Researchers Open AI’s “Black Box” and Learn How to Control It

Modern artificial intelligence systems are often described as “black boxes.” They can produce impressive results, but even their creators often do not fully understand how these systems internally process information or arrive at their decisions. This lack of transparency raises concerns about safety, reliability, and control.

Researchers have now developed a method to examine the internal workings of AI models and identify the patterns that represent specific concepts inside them. By analyzing how neurons activate within the system, the researchers can isolate signals linked to particular ideas or behaviors within the model.

These patterns can then be used to influence how the AI responds. By activating or suppressing certain internal signals, researchers were able to guide the model toward desired responses or reduce problematic outputs. This provides a way to adjust the behavior of a model without retraining it from scratch.

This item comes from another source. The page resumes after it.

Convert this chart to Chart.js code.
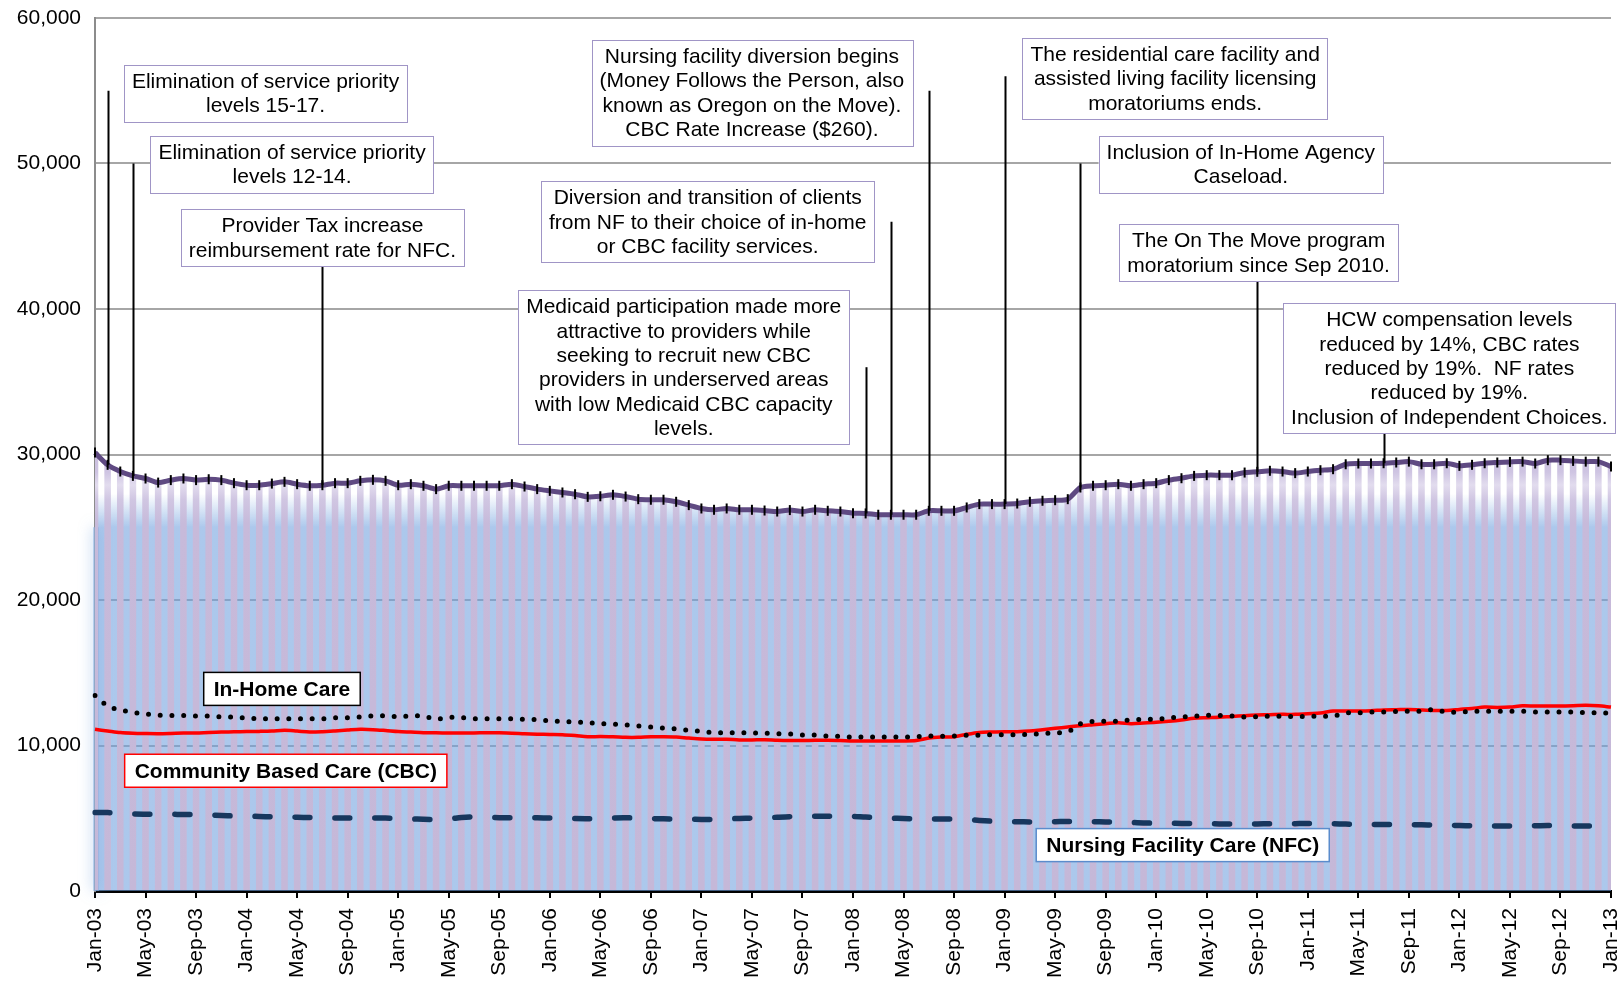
<!DOCTYPE html>
<html>
<head>
<meta charset="utf-8">
<script src="https://cdn.jsdelivr.net/npm/chart.js@4.4.1/dist/chart.umd.min.js"></script>
<style>
  body { margin: 0; background: #fff; }
  #wrap { width: 1621px; height: 988px; position: relative; }
</style>
</head>
<body>
<div id="wrap"><canvas id="caseloadChart"></canvas></div>
<script>
// Month labels Jan-03 .. Jan-13
const monthNames = ['Jan', 'Feb', 'Mar', 'Apr', 'May', 'Jun', 'Jul', 'Aug', 'Sep', 'Oct', 'Nov', 'Dec'];
const years = ['03', '04', '05', '06', '07', '08', '09', '10', '11', '12', '13'];
const months = [];
years.forEach((yr, i) => {
    monthNames.forEach((mn, j) => {
        if (i < years.length - 1 || j === 0) months.push(mn + '-' + yr);
    });
});

// Total caseload (bars + purple line)
const totalCases = [
    30130, 29290, 28830, 28530, 28350, 28070, 28240, 28350, 28240, 28300, 28240, 28030,
    27890, 27890, 28000, 28120, 27960, 27850, 27890, 28030, 28030, 28190, 28260, 28190,
    27890, 27960, 27850, 27620, 27850, 27850, 27850, 27850, 27850, 27960, 27800, 27620,
    27500, 27390, 27270, 27090, 27130, 27230, 27110, 26930, 26890, 26890, 26750, 26520,
    26290, 26200, 26290, 26200, 26200, 26150, 26080, 26180, 26080, 26200, 26130, 26080,
    25970, 25950, 25860, 25860, 25860, 25860, 26130, 26130, 26130, 26360, 26590, 26590,
    26590, 26630, 26750, 26820, 26860, 26930, 27730, 27850, 27890, 27960, 27850, 27960,
    28030, 28240, 28370, 28530, 28580, 28580, 28580, 28760, 28810, 28880, 28830, 28720,
    28830, 28920, 28990, 29330, 29380, 29380, 29400, 29450, 29510, 29330, 29330, 29400,
    29220, 29290, 29400, 29450, 29490, 29510, 29380, 29610, 29610, 29560, 29510, 29510,
    29170
];

// In-Home Care (dotted black)
const inHomeCare = [
    13440, 12710, 12440, 12280, 12160, 12090, 12070, 12070, 12020, 12020, 11960, 11960,
    11890, 11840, 11840, 11840, 11840, 11840, 11840, 11910, 11910, 11960, 12040, 12040,
    11980, 12040, 12020, 11820, 11930, 11910, 11840, 11840, 11840, 11840, 11800, 11780,
    11680, 11660, 11610, 11580, 11500, 11480, 11410, 11340, 11270, 11200, 11140, 11040,
    10970, 10880, 10880, 10880, 10860, 10840, 10810, 10790, 10720, 10720, 10650, 10630,
    10580, 10580, 10580, 10580, 10580, 10610, 10650, 10630, 10650, 10700, 10700, 10740,
    10740, 10740, 10770, 10810, 10880, 10930, 11500, 11660, 11660, 11680, 11750, 11800,
    11800, 11890, 11960, 12020, 12070, 12070, 12020, 11960, 11980, 12020, 12000, 12000,
    12000, 12020, 12020, 12230, 12250, 12300, 12300, 12330, 12350, 12370, 12460, 12300,
    12300, 12350, 12350, 12350, 12350, 12350, 12300, 12300, 12300, 12300, 12250, 12250,
    12210
];

// Community Based Care (solid red)
const communityCare = [
    11110, 11000, 10890, 10840, 10820, 10810, 10830, 10860, 10860, 10900, 10930, 10940,
    10960, 10970, 10990, 11040, 10990, 10930, 10950, 11000, 11060, 11110, 11090, 11030,
    10960, 10920, 10880, 10870, 10860, 10860, 10860, 10880, 10870, 10850, 10810, 10780,
    10760, 10740, 10680, 10600, 10620, 10600, 10560, 10560, 10600, 10600, 10580, 10510,
    10450, 10430, 10430, 10380, 10380, 10400, 10360, 10340, 10340, 10360, 10360, 10340,
    10310, 10310, 10310, 10310, 10310, 10340, 10510, 10580, 10600, 10770, 10900, 10930,
    10950, 10950, 10990, 11090, 11180, 11270, 11360, 11430, 11500, 11570, 11500, 11540,
    11590, 11660, 11750, 11870, 11910, 11940, 12000, 12050, 12090, 12120, 12140, 12140,
    12190, 12230, 12370, 12370, 12370, 12390, 12440, 12460, 12480, 12440, 12410, 12410,
    12480, 12550, 12640, 12620, 12640, 12730, 12710, 12710, 12710, 12730, 12760, 12730,
    12640
];

// Nursing Facility Care (dashed navy)
const nursingCare = [
    5400, 5390, 5340, 5290, 5280, 5280, 5270, 5260, 5260, 5230, 5190, 5160,
    5150, 5120, 5100, 5090, 5070, 5050, 5040, 5020, 5010, 5010, 5010, 5010,
    5000, 4960, 4930, 4920, 4950, 5050, 5100, 5060, 5040, 5040, 5040, 5030,
    5020, 5000, 4980, 4970, 4980, 5020, 5030, 5010, 4980, 4960, 4950, 4930,
    4920, 4920, 4950, 4990, 5010, 5020, 5070, 5110, 5120, 5140, 5140, 5140,
    5130, 5080, 5050, 5010, 4980, 4960, 4950, 4940, 4940, 4920, 4850, 4800,
    4780, 4760, 4750, 4750, 4760, 4780, 4770, 4760, 4750, 4740, 4710, 4680,
    4660, 4660, 4640, 4630, 4620, 4610, 4600, 4600, 4610, 4620, 4620, 4630,
    4640, 4630, 4620, 4600, 4580, 4570, 4570, 4570, 4560, 4550, 4530, 4520,
    4500, 4480, 4460, 4460, 4460, 4470, 4480, 4500, 4490, 4470, 4460, 4460,
    4450
];

const yTicks = [0, 10000, 20000, 30000, 40000, 50000, 60000];

// Event call-outs: box centre (month index), box top (cases), leader month and leader top
const eventNotes = [
    { at: 13.5, top: 56800, month: 1, from: 55000,
      lines: ['Elimination of service priority', 'levels 15-17.'] },
    { at: 15.6, top: 51900, month: 3, from: 50000,
      lines: ['Elimination of service priority', 'levels 12-14.'] },
    { at: 18.0, top: 46850, month: 18, from: null,
      lines: ['Provider Tax increase', 'reimbursement rate for NFC.'] },
    { at: 52.0, top: 58500, month: 66, from: 55000,
      lines: ['Nursing facility diversion begins', '(Money Follows the Person, also', 'known as Oregon on the Move).', 'CBC Rate Increase ($260).'] },
    { at: 48.5, top: 48770, month: 63, from: 46000,
      lines: ['Diversion and transition of clients', 'from NF to their choice of in-home', 'or CBC facility services.'] },
    { at: 46.6, top: 41290, month: 61, from: 36000,
      lines: ['Medicaid participation made more', 'attractive to providers while', 'seeking to recruit new CBC', 'providers in underserved areas', 'with low Medicaid CBC capacity', 'levels.'] },
    { at: 85.5, top: 58640, month: 72, from: 56000,
      lines: ['The residential care facility and', 'assisted living facility licensing', 'moratoriums ends.'] },
    { at: 90.7, top: 51920, month: 78, from: 50000,
      lines: ['Inclusion of In-Home Agency', 'Caseload.'] },
    { at: 92.1, top: 45820, month: 92, from: null,
      lines: ['The On The Move program', 'moratorium since Sep 2010.'] },
    { at: 107.2, top: 40400, month: 102, from: null,
      lines: ['HCW compensation levels', 'reduced by 14%, CBC rates', 'reduced by 19%.  NF rates', 'reduced by 19%.', 'Inclusion of Independent Choices.'] }
];

// Series name boxes: centre month, centre value, border colour
const seriesLabels = [
    { text: 'In-Home Care', at: 14.8, value: 13890, border: '#000000' },
    { text: 'Community Based Care (CBC)', at: 15.1, value: 8265, border: '#ff0000' },
    { text: 'Nursing Facility Care (NFC)', at: 86.1, value: 3155, border: '#5b8ccc' }
];

const FONT = '"Liberation Sans", Arial, sans-serif';

// vertical gradient helper, stops given as [value, colour]
function valueGradient(chart, stops) {
    const y = chart.scales.y;
    const p0 = y.getPixelForValue(y.max);
    const p1 = y.getPixelForValue(0);
    const g = chart.ctx.createLinearGradient(0, p0, 0, p1);
    stops.forEach(([v, c]) => {
        const f = (y.getPixelForValue(v) - p0) / (p1 - p0);
        g.addColorStop(Math.min(1, Math.max(0, f)), c);
    });
    return g;
}

function barFill(context) {
    const chart = context.chart;
    if (!chart.chartArea) return '#c8bcda';
    return valueGradient(chart, [
        [31000, 'rgb(200,188,220)'],
        [28800, 'rgb(206,196,226)'],
        [27900, 'rgb(226,220,238)'],
        [26900, 'rgb(208,198,226)'],
        [25300, 'rgb(199,186,218)'],
        [0, 'rgb(197,184,216)']
    ]);
}

function gapFill(context) {
    const chart = context.chart;
    if (!chart.chartArea) return 'rgba(112,160,222,0.58)';
    return valueGradient(chart, [
        [31000, 'rgba(112,160,222,0)'],
        [27300, 'rgba(112,160,222,0)'],
        [25000, 'rgba(112,160,222,0.58)'],
        [0, 'rgba(112,160,222,0.58)']
    ]);
}

// soft blue glow left of the plot, as in the original chart
const glowPlugin = {
    id: 'glow',
    beforeDatasetsDraw(chart) {
        const ctx = chart.ctx;
        const area = chart.chartArea;
        const y = chart.scales.y;
        const top = y.getPixelForValue(25000);
        ctx.save();
        ctx.shadowColor = 'rgba(112,160,222,0.9)';
        ctx.shadowBlur = 14;
        ctx.fillStyle = 'rgba(150,185,230,0.6)';
        ctx.fillRect(area.left - 2, top, 6, area.bottom - top);
        ctx.restore();
    }
};

const calloutPlugin = {
    id: 'callouts',
    afterDatasetsDraw(chart) {
        const ctx = chart.ctx;
        const x = chart.scales.x;
        const y = chart.scales.y;
        const lh = 24.4, padX = 8, padY = 4;
        ctx.save();
        ctx.font = '21px ' + FONT;
        eventNotes.forEach(n => {
            const widths = n.lines.map(t => ctx.measureText(t).width);
            const w = Math.max(...widths) + padX * 2;
            const h = n.lines.length * lh + padY * 2;
            const cx = x.getPixelForValue(n.at);
            const top = y.getPixelForValue(n.top);
            // leader line
            const lx = Math.round(x.getPixelForValue(n.month)) + 0.5;
            const ly0 = n.from === null ? top + h : y.getPixelForValue(n.from);
            const ly1 = y.getPixelForValue(totalCases[n.month]);
            ctx.strokeStyle = '#000';
            ctx.lineWidth = 2;
            ctx.beginPath();
            ctx.moveTo(lx, ly0);
            ctx.lineTo(lx, ly1);
            ctx.stroke();
            // box
            ctx.fillStyle = '#fff';
            ctx.fillRect(cx - w / 2, top, w, h);
            ctx.strokeStyle = '#a095c6';
            ctx.lineWidth = 1;
            ctx.strokeRect(Math.round(cx - w / 2) + 0.5, Math.round(top) + 0.5, Math.round(w), Math.round(h));
            ctx.fillStyle = '#000';
            ctx.textAlign = 'center';
            ctx.textBaseline = 'middle';
            n.lines.forEach((t, i) => {
                ctx.fillText(t, cx, top + padY + lh * (i + 0.5) + 1);
            });
        });
        ctx.font = 'bold 21px ' + FONT;
        seriesLabels.forEach(s => {
            const w = ctx.measureText(s.text).width + 20;
            const h = 33;
            const cx = x.getPixelForValue(s.at);
            const cy = y.getPixelForValue(s.value);
            ctx.fillStyle = '#fff';
            ctx.fillRect(cx - w / 2, cy - h / 2, w, h);
            ctx.strokeStyle = s.border;
            ctx.lineWidth = 1.5;
            ctx.strokeRect(cx - w / 2, cy - h / 2, w, h);
            ctx.fillStyle = '#000';
            ctx.textAlign = 'center';
            ctx.textBaseline = 'middle';
            ctx.fillText(s.text, cx, cy + 1);
        });
        ctx.restore();
    }
};

const chartCtx = document.getElementById('caseloadChart').getContext('2d');
new Chart(chartCtx, {
    type: 'bar',
    data: {
        labels: months,
        datasets: [
            {
                type: 'line',
                label: 'Total area',
                data: totalCases,
                fill: 'origin',
                backgroundColor: gapFill,
                borderWidth: 0,
                pointRadius: 0,
                tension: 0.25,
                order: 6
            },
            {
                type: 'bar',
                label: 'Total',
                data: totalCases,
                backgroundColor: barFill,
                borderWidth: 0,
                barPercentage: 0.52,
                categoryPercentage: 1,
                order: 5
            },
            {
                type: 'line',
                label: 'Nursing Facility Care (NFC)',
                data: nursingCare,
                borderColor: '#17375e',
                borderWidth: 5.5,
                borderDash: [15, 25],
                borderCapStyle: 'round',
                pointRadius: 0,
                tension: 0.3,
                fill: false,
                order: 4
            },
            {
                type: 'line',
                label: 'Community Based Care (CBC)',
                data: communityCare,
                borderColor: '#ff0000',
                borderWidth: 3.5,
                pointRadius: 0,
                tension: 0.3,
                fill: false,
                order: 3
            },
            {
                type: 'line',
                label: 'In-Home Care',
                data: inHomeCare,
                borderColor: '#000000',
                borderWidth: 5,
                borderDash: [0, 11.7],
                borderCapStyle: 'round',
                pointRadius: 0,
                tension: 0.3,
                fill: false,
                order: 2
            },
            {
                type: 'line',
                label: 'Total caseload',
                data: totalCases,
                borderColor: '#5f4a82',
                borderWidth: 5,
                tension: 0.25,
                pointStyle: 'line',
                pointRotation: 90,
                pointRadius: 5,
                pointBorderColor: '#000',
                pointBorderWidth: 2,
                pointBackgroundColor: '#000',
                fill: false,
                order: 1
            }
        ]
    },
    options: {
        responsive: true,
        maintainAspectRatio: false,
        animation: false,
        layout: { padding: { top: 18, right: 10, left: 0, bottom: 0 } },
        plugins: {
            legend: { display: false },
            tooltip: { enabled: false }
        },
        scales: {
            x: {
                offset: false,
                grid: {
                    offset: false,
                    drawOnChartArea: false,
                    drawTicks: true,
                    tickLength: 7,
                    lineWidth: 2,
                    color: c => (c.index % 4 === 0 ? '#000' : 'rgba(0,0,0,0)')
                },
                border: { color: '#000', width: 3 },
                ticks: {
                    autoSkip: false,
                    minRotation: 90,
                    maxRotation: 90,
                    padding: 10,
                    color: '#000',
                    font: { family: FONT, size: 21 },
                    callback: (v, i) => (i % 4 === 0 ? months[i] : '')
                },
                afterFit: s => {
                    s.height = 97;
                    s.paddingLeft = 0;
                    s.paddingRight = 0;
                }
            },
            y: {
                min: 0,
                max: 60000,
                afterBuildTicks: s => { s.ticks = yTicks.map(v => ({ value: v })); },
                grid: {
                    color: '#a6a6a6',
                    lineWidth: 2,
                    drawTicks: false
                },
                border: { color: '#8c8c8c', width: 2 },
                ticks: {
                    padding: 14,
                    color: '#000',
                    font: { family: FONT, size: 21 },
                    callback: v => v.toLocaleString('en-US')
                },
                afterFit: s => {
                    s.width = 95;
                    s.paddingTop = 0;
                    s.paddingBottom = 0;
                }
            }
        }
    },
    plugins: [glowPlugin, calloutPlugin]
});
</script>
</body>
</html>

The study also revealed that some internal patterns can interact with safety mechanisms in unexpected ways. In certain cases, manipulating these signals allowed researchers to bypass restrictions, highlighting both the power and potential risks of this approach.

Another important finding was that many of these internal concepts appear to operate across languages and different tasks. This suggests that large AI models may develop shared internal representations that generalize beyond the specific data they were trained on.

The technique provides a new tool for understanding and shaping the behavior of complex AI systems. As artificial intelligence continues to be used in more critical applications, improving transparency and control over how these systems operate will become increasingly important.